Troubleshooting workflow:
- Detect: CloudWatch alarm fires or user reports issue
- Assess scope: Check CloudWatch dashboard — is it one instance or fleet-wide?
- Identify pattern: Check metrics (error rate, latency, CPU) for the onset time
- Find root cause: Query logs (Logs Insights) and traces (X-Ray) from that time window
- Resolve: Apply fix and verify metrics return to normal
X-Ray for distributed tracing: X-Ray instruments your application to capture traces across microservices. Each trace shows the full request path with latency at each service hop.

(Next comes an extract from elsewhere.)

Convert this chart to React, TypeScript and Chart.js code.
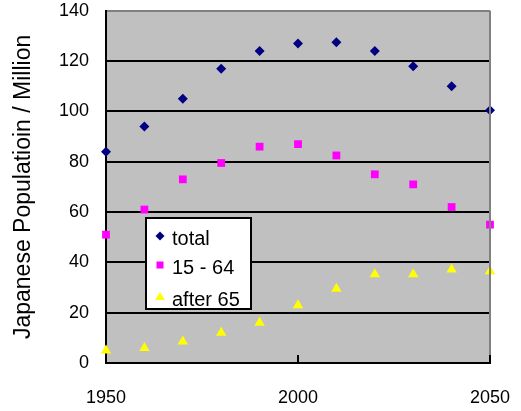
import React, { useEffect, useRef } from "react";
import { Chart, registerables } from "chart.js";

Chart.register(...registerables);

const years = [1950, 1960, 1970, 1980, 1990, 2000, 2010, 2020, 2030, 2040, 2050];
const totalValues = [84, 94, 105, 117, 124, 127, 127.5, 124, 118, 110, 100.5];
const workingAgeValues = [51, 61, 73, 79.5, 86, 87, 82.5, 75, 71, 62, 55];
const elderlyValues = [5, 6, 8.5, 12, 16, 23, 29.5, 35.3, 35.3, 37.2, 36.5];
const seriesNames = ["total", "15 - 64", "after 65"];
const yAxisTitle = "Japanese Populatioin / Million";

const toPoints = (vals: number[]) => years.map((y, i) => ({ x: y, y: vals[i] }));

const FONT = "'Liberation Sans', Arial, sans-serif";

const plotPlugin = {
  id: "plotDecor",
  beforeDraw(chart: any) {
    const { ctx, chartArea } = chart;
    ctx.save();
    ctx.fillStyle = "#c0c0c0";
    ctx.fillRect(chartArea.left, chartArea.top, chartArea.right - chartArea.left, chartArea.bottom - chartArea.top);
    ctx.restore();
  },
  afterDraw(chart: any) {
    const { ctx, chartArea } = chart;
    const xs = chart.scales.x;
    ctx.save();
    // right border
    ctx.strokeStyle = "#808080";
    ctx.lineWidth = 2;
    ctx.beginPath();
    ctx.moveTo(chartArea.right, chartArea.top);
    ctx.lineTo(chartArea.right, chartArea.bottom);
    ctx.stroke();
    // inward x ticks
    ctx.strokeStyle = "#000";
    ctx.lineWidth = 2;
    xs.ticks.forEach((t: any) => {
      const px = xs.getPixelForValue(t.value);
      ctx.beginPath();
      ctx.moveTo(px, chartArea.bottom);
      ctx.lineTo(px, chartArea.bottom - 8);
      ctx.stroke();
    });
    // legend box
    const bx = 146, by = 218, bw = 105, bh = 91;
    ctx.fillStyle = "#fff";
    ctx.fillRect(bx, by, bw, bh);
    ctx.strokeStyle = "#000";
    ctx.lineWidth = 2;
    ctx.strokeRect(bx, by, bw, bh);
    const colors = ["#000080", "#ff00ff", "#ffff00"];
    const rowY = [236, 265, 297];
    const mx = 160;
    // diamond
    ctx.fillStyle = colors[0];
    ctx.beginPath();
    ctx.moveTo(mx, rowY[0] - 4.5);
    ctx.lineTo(mx + 4.5, rowY[0]);
    ctx.lineTo(mx, rowY[0] + 4.5);
    ctx.lineTo(mx - 4.5, rowY[0]);
    ctx.closePath();
    ctx.fill();
    // square
    ctx.fillStyle = colors[1];
    ctx.fillRect(mx - 3.5, rowY[1] - 3.5, 7, 7);
    // triangle
    ctx.fillStyle = colors[2];
    ctx.beginPath();
    ctx.moveTo(mx, rowY[2] - 5);
    ctx.lineTo(mx + 5, rowY[2] + 3);
    ctx.lineTo(mx - 5, rowY[2] + 3);
    ctx.closePath();
    ctx.fill();
    ctx.fillStyle = "#000";
    ctx.font = `20px ${FONT}`;
    ctx.textBaseline = "alphabetic";
    ctx.textAlign = "left";
    const baselines = [245, 274, 306];
    seriesNames.forEach((n, i) => ctx.fillText(n, 172, baselines[i]));
    ctx.restore();
  },
};

export default function App() {
  const ref = useRef<HTMLCanvasElement | null>(null);
  useEffect(() => {
    if (!ref.current) return;
    const chart = new Chart(ref.current, {
      type: "scatter",
      data: {
        datasets: [
          {
            label: seriesNames[0],
            data: toPoints(totalValues),
            pointStyle: "rectRot",
            pointRadius: 5,
            backgroundColor: "#000080",
            borderColor: "#000080",
            borderWidth: 0,
            clip: false,
          },
          {
            label: seriesNames[1],
            data: toPoints(workingAgeValues),
            pointStyle: "rect",
            pointRadius: 5.5,
            backgroundColor: "#ff00ff",
            borderColor: "#ff00ff",
            borderWidth: 0,
            clip: false,
          },
          {
            label: seriesNames[2],
            data: toPoints(elderlyValues),
            pointStyle: "triangle",
            pointRadius: 6,
            backgroundColor: "#ffff00",
            borderColor: "#ffff00",
            borderWidth: 0,
            clip: false,
          },
        ] as any,
      },
      options: {
        animation: false,
        responsive: false,
        events: [],
        layout: { padding: { left: 0, top: 10, right: 31, bottom: 0 } },
        plugins: { legend: { display: false }, tooltip: { enabled: false } },
        scales: {
          x: {
            type: "linear",
            min: 1950,
            max: 2050,
            ticks: {
              stepSize: 50,
              color: "#000",
              font: { family: FONT, size: 18 },
              padding: 0,
              maxRotation: 0,
              callback: (v: any) => String(v),
            },
            grid: {
              display: true,
              drawOnChartArea: false,
              drawTicks: true,
              tickLength: 24,
              tickColor: "rgba(0,0,0,0)",
              color: "rgba(0,0,0,0)",
            },
            border: { display: true, color: "#000", width: 2 },
            afterFit: (s: any) => { s.height = 48; },
          },
          y: {
            min: 0,
            max: 140,
            ticks: { stepSize: 20, color: "#000", font: { family: FONT, size: 18 }, padding: 0 },
            grid: {
              color: (c: any) => (c.tick && c.tick.value === 140 ? "#808080" : "#000"),
              lineWidth: 2,
              drawTicks: true,
              tickLength: 17,
              tickColor: "rgba(0,0,0,0)",
            },
            border: { display: true, color: "#000", width: 2 },
            title: {
              display: true,
              text: yAxisTitle,
              color: "#000",
              font: { family: FONT, size: 23 },
              padding: { top: 10, bottom: 0 },
            },
            afterFit: (s: any) => { s.width = 106; },
          },
        },
      } as any,
      plugins: [plotPlugin],
    });
    return () => chart.destroy();
  }, []);
  return (
    <div style={{ position: "fixed", left: 0, top: 0, width: 521, height: 411, background: "#fff" }}>
      <canvas ref={ref} width={521} height={411} />
    </div>
  );
}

# X-Ray SDK instrumentation (Python)
from aws_xray_sdk.core import xray_recorder
from aws_xray_sdk.core import patch_all
patch_all() # Auto-instruments boto3, requests, sqlite3, etc.
@xray_recorder.capture('process_order')
def process_order(order_id):
# X-Ray captures this as a subsegment with timing
db_result = query_database(order_id)
api_result = call_payment_api(order_id)
return db_result, api_result
X-Ray service map visualizes all services in your architecture with health status (green/yellow/red), average latency, and error rates per service. This instantly shows which service is causing the problem.
CloudWatch Contributor Insights identifies the top contributors to a metric — the top 10 IP addresses generating errors, the top 5 API endpoints by latency, or the top 3 Lambda functions consuming the most concurrency.
Exam Trap: X-Ray uses sampling to control costs — by default, it records the first request each second and 5% of additional requests. If you're investigating an intermittent error, the failing request may not have been sampled. Increase the sampling rate temporarily during investigation, or use X-Ray's filter expressions to search for traces with specific error codes.